"Between the Devil and the Deep Sea":

The Campaign of 1897

The era of roughly 1890 - 1920 was the Age of "the Race" in much of Black America. The spirit of this era played itself out in many ways. Black Americans adopted monikers such as "Race Man" and "Race Woman" "Afro-American," and "New Negro." They embraced concepts of race pride, and pledged themselves to meet the rising challenge of social, economic, political marginalization head-on. Urbanizing at an ever-increasing pace, turn-of-the-century blacks created veritable cities-within-cities, and motivated individuals from all walks of black life stepped up to assume various leadership roles. While the political arena represented the best example of the least progress registered by blacks during this time, the willingness which some blacks displayed to challange, and even sever, traditional political alliances reinforced the notion that a broader-based metamorphosis was under-way. Image Source
While they were prepared for the responsibilities of citizenship, perhaps more so than any other group of their size in the nation, unlike their kinfolk in much of the South, blacks in Baltimore would have to deal with the wrath of the Democratic Party very early on.
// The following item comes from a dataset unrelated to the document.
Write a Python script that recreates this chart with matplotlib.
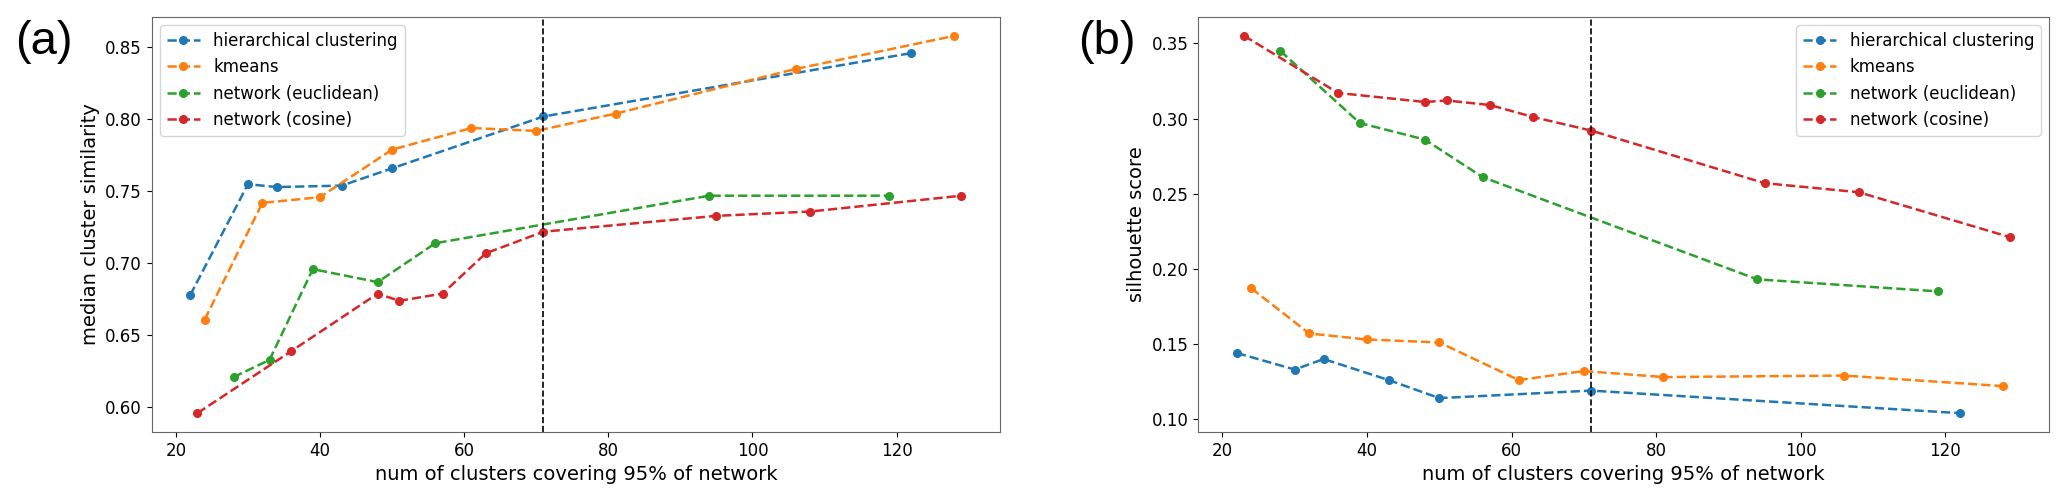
import numpy as np
import matplotlib
matplotlib.use('Agg')
import matplotlib.pyplot as plt

# panel (a): median cluster similarity
hc_x_a = [22, 30, 34, 43, 50, 71, 122]
hc_y_a = [0.678, 0.755, 0.753, 0.754, 0.766, 0.802, 0.846]
km_x_a = [24, 32, 40, 50, 61, 70, 81, 106, 128]
km_y_a = [0.661, 0.742, 0.746, 0.779, 0.794, 0.792, 0.804, 0.835, 0.858]
eu_x_a = [28, 33, 39, 48, 56, 94, 119]
eu_y_a = [0.621, 0.633, 0.696, 0.687, 0.714, 0.747, 0.747]
co_x_a = [23, 36, 48, 51, 57, 63, 71, 95, 108, 129]
co_y_a = [0.596, 0.639, 0.679, 0.674, 0.679, 0.707, 0.722, 0.733, 0.736, 0.747]

# panel (b): silhouette score
hc_x_b = [22, 30, 34, 43, 50, 71, 122]
hc_y_b = [0.144, 0.133, 0.140, 0.126, 0.114, 0.119, 0.104]
km_x_b = [24, 32, 40, 50, 61, 70, 81, 106, 128]
km_y_b = [0.187, 0.157, 0.153, 0.151, 0.126, 0.132, 0.128, 0.129, 0.122]
eu_x_b = [28, 39, 48, 56, 94, 119]
eu_y_b = [0.345, 0.297, 0.286, 0.261, 0.193, 0.185]
co_x_b = [23, 36, 48, 51, 57, 63, 71, 95, 108, 129]
co_y_b = [0.355, 0.317, 0.311, 0.312, 0.309, 0.301, 0.292, 0.257, 0.251, 0.221]

labels = ['hierarchical clustering', 'kmeans', 'network (euclidean)', 'network (cosine)']
colors = ['#1f77b4', '#ff7f0e', '#2ca02c', '#d62728']
cutoff = 71
xlabel = 'num of clusters covering 95% of network'

plt.rcParams['font.family'] = ['DejaVu Sans']

fig = plt.figure(figsize=(20.67, 4.94), dpi=100)
ax_a = fig.add_axes([0.0734, 0.1255, 0.4104, 0.8401])
ax_b = fig.add_axes([0.5797, 0.1255, 0.4116, 0.8401])


def draw_panel(ax, series, ylabel, legend_loc):
    for (xs, ys), lab, c in zip(series, labels, colors):
        ax.plot(xs, ys, '--', marker='o', color=c, lw=1.8, ms=5.5, label=lab)
    # cutoff used in the paper
    ax.axvline(cutoff, color='k', ls='--', lw=1.2)
    ax.set_xlabel(xlabel, fontsize=14)
    ax.set_ylabel(ylabel, fontsize=14)
    ax.tick_params(labelsize=12)
    for s in ax.spines.values():
        s.set_color('0.4')
    ax.legend(loc=legend_loc, fontsize=12)


draw_panel(ax_a, [(hc_x_a, hc_y_a), (km_x_a, km_y_a), (eu_x_a, eu_y_a), (co_x_a, co_y_a)],
           'median cluster similarity', 'upper left')
ax_a.set_yticks([0.60, 0.65, 0.70, 0.75, 0.80, 0.85])

draw_panel(ax_b, [(hc_x_b, hc_y_b), (km_x_b, km_y_b), (eu_x_b, eu_y_b), (co_x_b, co_y_b)],
           'silhouette score', 'upper right')
ax_b.set_yticks([0.10, 0.15, 0.20, 0.25, 0.30, 0.35])

fig.text(0.0073, 0.9595, '(a)', fontsize=34, va='top', ha='left', family='Liberation Sans')
fig.text(0.5215, 0.9595, '(b)', fontsize=34, va='top', ha='left', family='Liberation Sans')

fig.savefig('out.png', dpi=100)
Weakened on a national level by the sanctions of the Radical Republican Reconstruction, the Democratic organization in Maryland would control politics on the state level and in Baltimore city for most of the post-Civil War nineteenth century. Betraying popular sympathies and shaping black expectations was the fact that the much celebrated the Fifteenth Amendment to the U.S. Constitutions became law in 1870 without Marylanders ever ratifying it (at least not until 1973). One of few visible benefits of black Republicanism in Democrat-controlled Maryland were the few minor patronage positions garnered via the Republican-controlled federal government. In spite of this, black Republicans towed the party line with the understanding that black and white Republicans would work together, succeed together, and, perhaps eventually, enjoy the spoils together. The first opportunity to enjoy those spoils came in 1895 when Republicans dominated elections. A solid quarter-century of Democratic rule ended, and the Republicans finally controlled the state and the City of Baltimore. This victory and local-level Republican organizing over those twenty-five years, was in no small part the result of black partymen's loyalty. Recognition of this fact in terms of patronage or even acknowledgement, however, was slow in coming. Many black Republicans lost their patience with the party and began to weigh alternatives.